Game Audio Retrieval Technology Based on Deep Learning: From "Finding a Needle in a Haystack" to "Instant Matching"

Introduction: The Sound Designer at 3 AM#

At 3 AM, with 72 hours left until the deadline, sound designer Xiao Li sits at his computer desk, facing a library of 5,000 sound effect files, trying to find the sound of "a medieval castle wooden door slowly opening."

He has searched keywords like "door," "castle," "medieval," and "creaking," and listened to nearly a hundred sound effects, but none are ideal. The sound file named "SFX_Door_Heavy_01.wav" sounds like a modern metal door, while "Medieval_Door_Heavy.wav," although it is an ancient heavy wooden door, is actually the sound of a door creaking shut. The struggling sound designer can only rely on abstract sound names to continue his needle-in-a-haystack search.

This is the current state of traditional sound effect searching: even with a complete sound library, finding the ideal sound is still like searching for a needle in a haystack.

But now, with AI technology, Xiao Li only needs to input the Chinese description "the sound of a castle wooden door opening," and within 3 seconds, he can find the most matching sound effect.

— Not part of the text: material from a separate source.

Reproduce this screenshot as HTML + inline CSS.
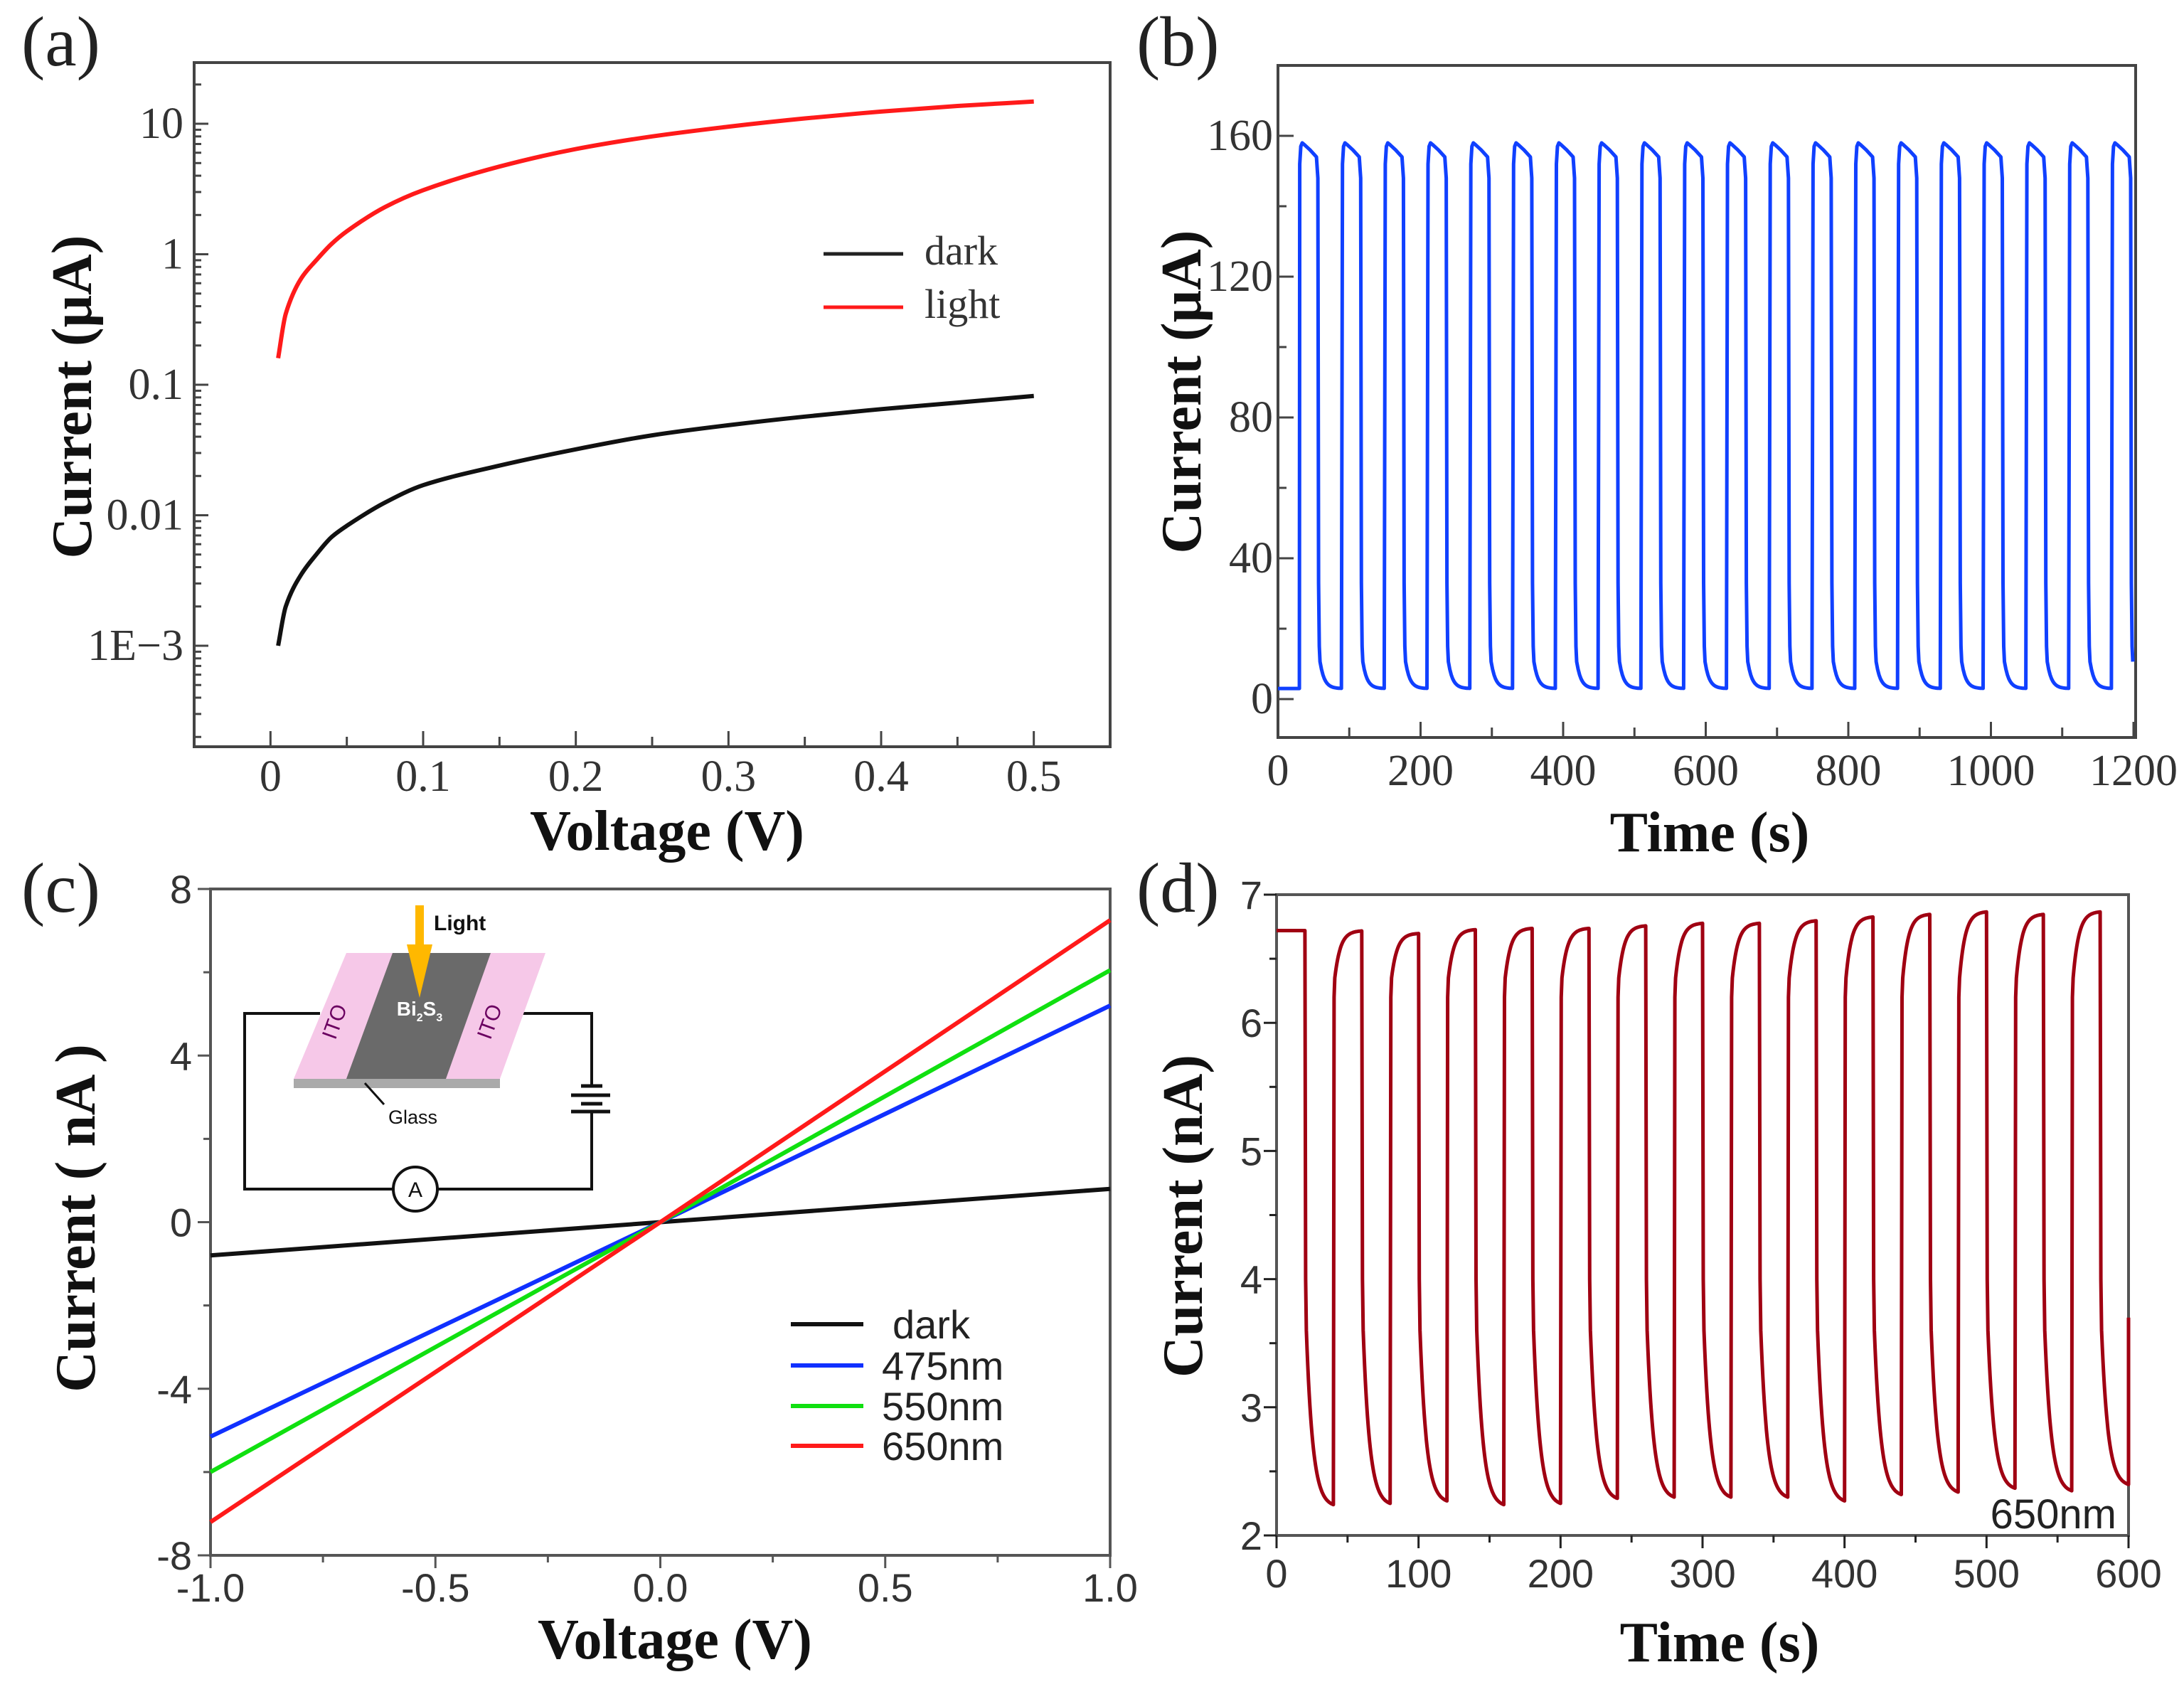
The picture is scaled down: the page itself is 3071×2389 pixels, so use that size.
<!DOCTYPE html>
<html><head><meta charset="utf-8">
<style>
html,body{margin:0;padding:0;background:#fff;}
svg{display:block;}
.serif{font-family:"Liberation Serif",serif;}
.sans{font-family:"Liberation Sans",sans-serif;}
</style></head>
<body>
<svg id="fig" width="3071" height="2389" viewBox="0 0 3071 2389" xmlns="http://www.w3.org/2000/svg">
<rect width="3071" height="2389" fill="#fff"/>
<text class="serif" x="30" y="92" font-size="100" fill="#222">(a)</text>
<text class="serif" x="1598" y="92" font-size="100" fill="#222">(b)</text>
<text class="serif" x="30" y="1282" font-size="100" fill="#222">(c)</text>
<text class="serif" x="1598" y="1282" font-size="100" fill="#222">(d)</text>

<text class="serif" x="938" y="1195" font-size="80" font-weight="bold" text-anchor="middle" fill="#111">Voltage (V)</text>
<text class="serif" transform="translate(128,558) rotate(-90)" font-size="80" font-weight="bold" text-anchor="middle" fill="#111">Current (μA)</text>
<text class="serif" x="2404" y="1197" font-size="80" font-weight="bold" text-anchor="middle" fill="#111">Time (s)</text>
<text class="serif" transform="translate(1688,551) rotate(-90)" font-size="80" font-weight="bold" text-anchor="middle" fill="#111">Current (μA)</text>
<text class="serif" x="949" y="2332" font-size="80" font-weight="bold" text-anchor="middle" fill="#111">Voltage (V)</text>
<text class="serif" transform="translate(133,1713) rotate(-90)" font-size="80" font-weight="bold" text-anchor="middle" fill="#111">Current ( nA )</text>
<text class="serif" x="2418" y="2336" font-size="80" font-weight="bold" text-anchor="middle" fill="#111">Time (s)</text>
<text class="serif" transform="translate(1690,1710) rotate(-90)" font-size="80" font-weight="bold" text-anchor="middle" fill="#111">Current (nA)</text>

<g>
  <polyline points="450,1425 344,1425 344,1672 553,1672" fill="none" stroke="#111" stroke-width="4"/>
  <polyline points="723,1425 832,1425 832,1527" fill="none" stroke="#111" stroke-width="4"/>
  <polyline points="832,1563 832,1672 615,1672" fill="none" stroke="#111" stroke-width="4"/>
  <g stroke="#111" stroke-width="5">
    <line x1="817" y1="1527" x2="847" y2="1527"/>
    <line x1="803" y1="1540" x2="858" y2="1540"/>
    <line x1="817" y1="1552" x2="847" y2="1552"/>
    <line x1="803" y1="1563" x2="858" y2="1563"/>
  </g>
  <ellipse cx="584" cy="1672" rx="31" ry="31" fill="#fff" stroke="#111" stroke-width="4"/>
  <text class="sans" x="584" y="1683" font-size="30" text-anchor="middle" fill="#111">A</text>
  <polygon points="413,1517 703,1517 703,1530 413,1530" fill="#aaa"/>
  <polygon points="487,1340 767,1340 703,1517 413,1517" fill="#f6c8e8"/>
  <polygon points="552,1340 690,1340 627,1517 487,1517" fill="#6a6a6a"/>
  <text class="sans" transform="translate(480,1440) rotate(-70)" font-size="30" fill="#6a0060" text-anchor="middle">ITO</text>
  <text class="sans" transform="translate(698,1440) rotate(-70)" font-size="30" fill="#6a0060" text-anchor="middle">ITO</text>
  <text class="sans" x="590" y="1428" font-size="28" font-weight="bold" fill="#fff" text-anchor="middle">Bi<tspan font-size="16" dy="8">2</tspan><tspan dy="-8">S</tspan><tspan font-size="16" dy="8">3</tspan></text>
  <rect x="584" y="1273" width="12" height="60" fill="#ffb800"/>
  <polygon points="572,1328 608,1328 590,1403" fill="#ffb800"/>
  <text class="sans" x="610" y="1308" font-size="30" font-weight="bold" fill="#111">Light</text>
  <line x1="513" y1="1523" x2="540" y2="1553" stroke="#111" stroke-width="3"/>
  <text class="sans" x="546" y="1580" font-size="27" fill="#111">Glass</text>
</g>
<g id="plots"></g>
</svg>
<script>
// ---------- Panel (a) data ----------
const aVolt = [0.005,0.01,0.02,0.03,0.04,0.05,0.075,0.1,0.15,0.2,0.25,0.3,0.35,0.4,0.45,0.5];
const aLight = [0.16,0.35,0.65,0.9,1.2,1.5,2.3,3.1,4.7,6.4,8.0,9.5,11.0,12.4,13.7,14.8];
const aDark = [0.001,0.002,0.0035,0.005,0.0068,0.0083,0.0125,0.017,0.024,0.032,0.041,0.049,0.057,0.065,0.073,0.082];
const aXTicks = [0,0.1,0.2,0.3,0.4,0.5];
const aXTickLabels = ["0","0.1","0.2","0.3","0.4","0.5"];
const aYTicks = [10,1,0.1,0.01,0.001];
const aYTickLabels = ["10","1","0.1","0.01","1E\u22123"];
// ---------- Panel (b) data ----------
const bRise = [30,90,150,210,270,330,390,450,510,570,630,690,750,810,870,930,990,1050,1110,1170];
const bPeak = [158,158,158,158,158,158,158,158,158,158,158,158,158,158,158,158,158,158,158,158];
const bLow = [3,3,3,3,3,3,3,3,3,3,3,3,3,3,3,3,3,3,3,3];
const bXTicks = [0,200,400,600,800,1000,1200];
const bYTicks = [0,40,80,120,160];
// ---------- Panel (c) data ----------
const cVolt = [-1,0,1];
const cDark = [-0.8,0,0.8];
const c475 = [-5.15,0,5.2];
const c550 = [-6.0,0,6.05];
const c650 = [-7.2,0,7.25];
const cXTicks = [-1,-0.5,0,0.5,1];
const cXTickLabels = ["-1.0","-0.5","0.0","0.5","1.0"];
const cYTicks = [-8,-4,0,4,8];
// ---------- Panel (d) data ----------
const dDrop = [20,60,100,140,180,220,260,300,340,380,420,460,500,540,580];
const dPeak = [6.72,6.72,6.70,6.73,6.74,6.74,6.76,6.78,6.78,6.80,6.83,6.85,6.87,6.85,6.87];
const dTrough = [2.22,2.23,2.25,2.22,2.23,2.27,2.28,2.28,2.28,2.25,2.30,2.32,2.35,2.33,2.38];
const dXTicks = [0,100,200,300,400,500,600];
const dYTicks = [2,3,4,5,6,7];

const NS = "http://www.w3.org/2000/svg";
const root = document.getElementById('plots');
function mk(tag, attrs, name, parent) {
  const el = document.createElementNS(NS, tag);
  for (const k in attrs) el.setAttribute(k, attrs[k]);
  
  
  (parent || root).appendChild(el);
  return el;
}
function txt(x, y, s, size, cls, anchor, name, extra) {
  const el = mk('text', Object.assign({x:x, y:y, 'font-size':size, class:cls, 'text-anchor':anchor, fill:'#333'}, extra||{}), name);
  el.textContent = s;
  return el;
}
function linear(d0, d1, r0, r1) { return v => r0 + (v - d0) / (d1 - d0) * (r1 - r0); }
function pathFrom(pts) { return pts.map((p,i)=>(i?'L':'M')+p[0].toFixed(1)+','+p[1].toFixed(1)).join(''); }
// monotone cubic (Fritsch-Carlson) in pixel space
function monoPath(pts) {
  const n=pts.length, xs=pts.map(p=>p[0]), ys=pts.map(p=>p[1]);
  const d=[], m=[];
  for (let i=0;i<n-1;i++) d.push((ys[i+1]-ys[i])/(xs[i+1]-xs[i]));
  m[0]=d[0]; m[n-1]=d[n-2];
  for (let i=1;i<n-1;i++) m[i]=(d[i-1]*d[i]<=0)?0:2/(1/d[i-1]+1/d[i]);
  let s='M'+xs[0].toFixed(1)+','+ys[0].toFixed(1);
  for (let i=0;i<n-1;i++){
    const h=(xs[i+1]-xs[i])/3;
    s+='C'+(xs[i]+h).toFixed(1)+','+(ys[i]+m[i]*h).toFixed(1)+' '+(xs[i+1]-h).toFixed(1)+','+(ys[i+1]-m[i+1]*h).toFixed(1)+' '+xs[i+1].toFixed(1)+','+ys[i+1].toFixed(1);
  }
  return s;
}

// ================= Panel a =================
(function(){
  const L=273,R=1561,T=88,B=1050;
  const x = linear(-0.05,0.55,L,R);
  const ly = linear(1.469,-3.774,T,B);
  const y = v => ly(Math.log10(v));
  mk('rect',{x:L,y:T,width:R-L,height:B-T,fill:'none',stroke:'#444','stroke-width':4},'a-plot-frame');
  for (let v=0; v<=0.5001; v+=0.05) {
    const major = Math.abs(v*10-Math.round(v*10))<1e-6;
    mk('line',{x1:x(v),x2:x(v),y1:B,y2:B-(major?22:14),stroke:'#444','stroke-width':3},'a-x-tick');
  }
  aXTicks.forEach((v,i)=>txt(x(v),1112,aXTickLabels[i],62,'serif','middle','a-x-tick-label'));
  for (let e=-4; e<=1; e++) for (let m=1;m<10;m++){
    const v=m*Math.pow(10,e); const yy=y(v);
    if (yy<T||yy>B) continue;
    mk('line',{x1:L,x2:L+(m===1?20:10),y1:yy,y2:yy,stroke:'#444','stroke-width':3},'a-y-tick');
  }
  aYTicks.forEach((v,i)=>txt(258,y(v)+20,aYTickLabels[i],62,'serif','end','a-y-tick-label'));
  mk('path',{d:monoPath(aVolt.map((v,i)=>[x(v),y(aLight[i])])),fill:'none',stroke:'#ff1a1a','stroke-width':6},'a-light-curve');
  mk('path',{d:monoPath(aVolt.map((v,i)=>[x(v),y(aDark[i])])),fill:'none',stroke:'#111','stroke-width':6},'a-dark-curve');
  mk('line',{x1:1158,x2:1270,y1:357,y2:357,stroke:'#222','stroke-width':5},'a-legend-dark-line');
  txt(1300,372,'dark',58,'serif','start','a-legend-dark-label');
  mk('line',{x1:1158,x2:1270,y1:432,y2:432,stroke:'#ff1a1a','stroke-width':5},'a-legend-light-line');
  txt(1300,447,'light',58,'serif','start','a-legend-light-label');
})();

// ================= Panel b =================
(function(){
  const L=1797,R=3003,T=92,B=1037;
  const x = linear(0,1200,L,3000);
  const y = linear(160,0,191,983);
  mk('rect',{x:L,y:T,width:R-L,height:B-T,fill:'none',stroke:'#444','stroke-width':4},'b-plot-frame');
  for (let v=0; v<=1200; v+=100) mk('line',{x1:x(v),x2:x(v),y1:B,y2:B-(v%200===0?22:14),stroke:'#444','stroke-width':3},'b-x-tick');
  bXTicks.forEach(v=>txt(x(v),1104,String(v),62,'serif','middle','b-x-tick-label'));
  for (let v=0; v<=160; v+=20) mk('line',{x1:L,x2:L+(v%40===0?22:12),y1:y(v),y2:y(v),stroke:'#444','stroke-width':3},'b-y-tick');
  bYTicks.forEach(v=>txt(1790,y(v)+20,String(v),62,'serif','end','b-y-tick-label'));
  const pts=[[0,bLow[0]],[bRise[0],bLow[0]]];
  bRise.forEach((r,i)=>{
    const pk=bPeak[i], lo=bLow[i];
    pts.push([r+0.5,pk-6],[r+2,pk-1],[r+4,pk],[r+7,pk-0.5],[r+15,pk-2],[r+24,pk-4],[r+26,pk-10]);
    pts.push([r+27,lo+30],[r+28,lo+12]);
    const end = (i+1<bRise.length)? bRise[i+1] : 1200;
    for (let t=r+29; t<=end; t+=2){ pts.push([t, lo + 9*Math.exp(-(t-r-28)/6)]); }
  });
  mk('path',{d:pathFrom(pts.filter(p=>p[0]<=1200).map(p=>[x(p[0]),y(p[1])])),fill:'none',stroke:'#1040ff','stroke-width':5,'stroke-linejoin':'round'},'b-photocurrent-trace');
})();

// ================= Panel c =================
(function(){
  const L=296,R=1561,T=1250,B=2187;
  const x = linear(-1,1,L,R);
  const y = linear(8,-8,T,B);
  mk('rect',{x:L,y:T,width:R-L,height:B-T,fill:'none',stroke:'#555','stroke-width':4},'c-plot-frame');
  for (let v=-1; v<=1.001; v+=0.25) mk('line',{x1:x(v),x2:x(v),y1:B,y2:B+(Math.abs(v*2-Math.round(v*2))<1e-6?18:10),stroke:'#555','stroke-width':3},'c-x-tick');
  cXTicks.forEach((v,i)=>txt(x(v),2252,cXTickLabels[i],56,'sans','middle','c-x-tick-label'));
  for (let v=-8; v<=8; v+=2) mk('line',{x1:L,x2:L-(v%4===0?18:10),y1:y(v),y2:y(v),stroke:'#555','stroke-width':3},'c-y-tick');
  cYTicks.forEach(v=>txt(270,y(v)+20,String(v),56,'sans','end','c-y-tick-label'));
  const series=[[cDark,'#111','c-dark-line'],[c475,'#1030ff','c-475nm-line'],[c550,'#10e010','c-550nm-line'],[c650,'#ff1a1a','c-650nm-line']];
  series.forEach(s=>mk('path',{d:pathFrom(cVolt.map((v,i)=>[x(v),y(s[0][i])])),fill:'none',stroke:s[1],'stroke-width':6},s[2]));
  const legend=[['dark','#111',1862],['475nm','#1030ff',1920],['550nm','#10e010',1977],['650nm','#ff1a1a',2033]];
  legend.forEach(l=>{
    mk('line',{x1:1112,x2:1214,y1:l[2],y2:l[2],stroke:l[1],'stroke-width':6},'c-legend-line');
    txt(l[0]==='dark'?1255:1240,l[2]+20,l[0],56,'sans','start','c-legend-label',{fill:'#222'});
  });
})();

// ================= Panel d =================
(function(){
  const L=1795,R=2993,T=1258,B=2159;
  const x = linear(0,600,L,R);
  const y = linear(7,2,T,B);
  mk('rect',{x:L,y:T,width:R-L,height:B-T,fill:'none',stroke:'#555','stroke-width':4},'d-plot-frame');
  for (let v=0; v<=600; v+=50) mk('line',{x1:x(v),x2:x(v),y1:B,y2:B+(v%100===0?18:10),stroke:'#222','stroke-width':3},'d-x-tick');
  dXTicks.forEach(v=>txt(x(v),2232,String(v),56,'sans','middle','d-x-tick-label'));
  for (let v=2; v<=7; v+=0.5) mk('line',{x1:L,x2:L-(Number.isInteger(v)?18:10),y1:y(v),y2:y(v),stroke:'#222','stroke-width':3},'d-y-tick');
  dYTicks.forEach(v=>txt(1775,y(v)+20,String(v),56,'sans','end','d-y-tick-label'));
  const pts=[[0,dPeak[0]],[dDrop[0],dPeak[0]]];
  dDrop.forEach((t0,i)=>{
    const lo=dTrough[i];
    pts.push([t0+0.5,4.0]);
    for (let t=t0+1; t<=t0+20.01; t+=0.5) pts.push([t, lo + (3.6-lo)*Math.exp(-(t-t0-1)/4.5)]);
    if (i+1<dDrop.length){
      const pk=dPeak[i+1], r=t0+20;
      pts.push([r+0.5,6.2]);
      for (let t=r+1; t<=r+20.01; t+=0.5) pts.push([t, pk - (pk-6.35)*Math.exp(-(t-r-1)/4)]);
    }
  });
  pts.push([600,3.7]);
  mk('path',{d:pathFrom(pts.map(p=>[x(p[0]),y(p[1])])),fill:'none',stroke:'#a00012','stroke-width':5,'stroke-linejoin':'round'},'d-photocurrent-trace');
  txt(2976,2149,'650nm',58,'sans','end','d-wavelength-label',{fill:'#222'});
})();
</script>
</body></html>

The technology behind this is the deep learning-based audio retrieval system we are introducing today.

Three Major Pain Points of Traditional Sound Effect Searching#

Pain Point 1: Inefficiency, Creative Interruptions#

Data Speaks:

Sound designers spend an average of 30% of their work time searching for sound effects.
A single search takes an average of 20-25 minutes.
65% of designers report that sound effect searching severely interrupts their creative process.

Pain Point 2: Reliance on Tags, Limited Search#

The search in traditional sound libraries completely relies on:

File Names: SFX_Footstep_Grass_01.wav
Tag Systems: Requires manual labeling, prone to omissions.
Categorical Directories: Complex hierarchies, the same sound effect may belong to multiple categories.

Actual Issues:

Composite sound effects are difficult to name accurately (footsteps in the rain + distant thunder).
Emotional characteristics cannot be reflected (nervous footsteps vs. relaxed footsteps).
Language barriers (English tags are not user-friendly for Chinese users).

Pain Point 3: Lack of Semantic Understanding#

Designers' needs are often semantic:

"Sounds of a dangerous environment."
"Tense sound effects suitable for boss battles."
"A bit melancholic but not hopeless background music."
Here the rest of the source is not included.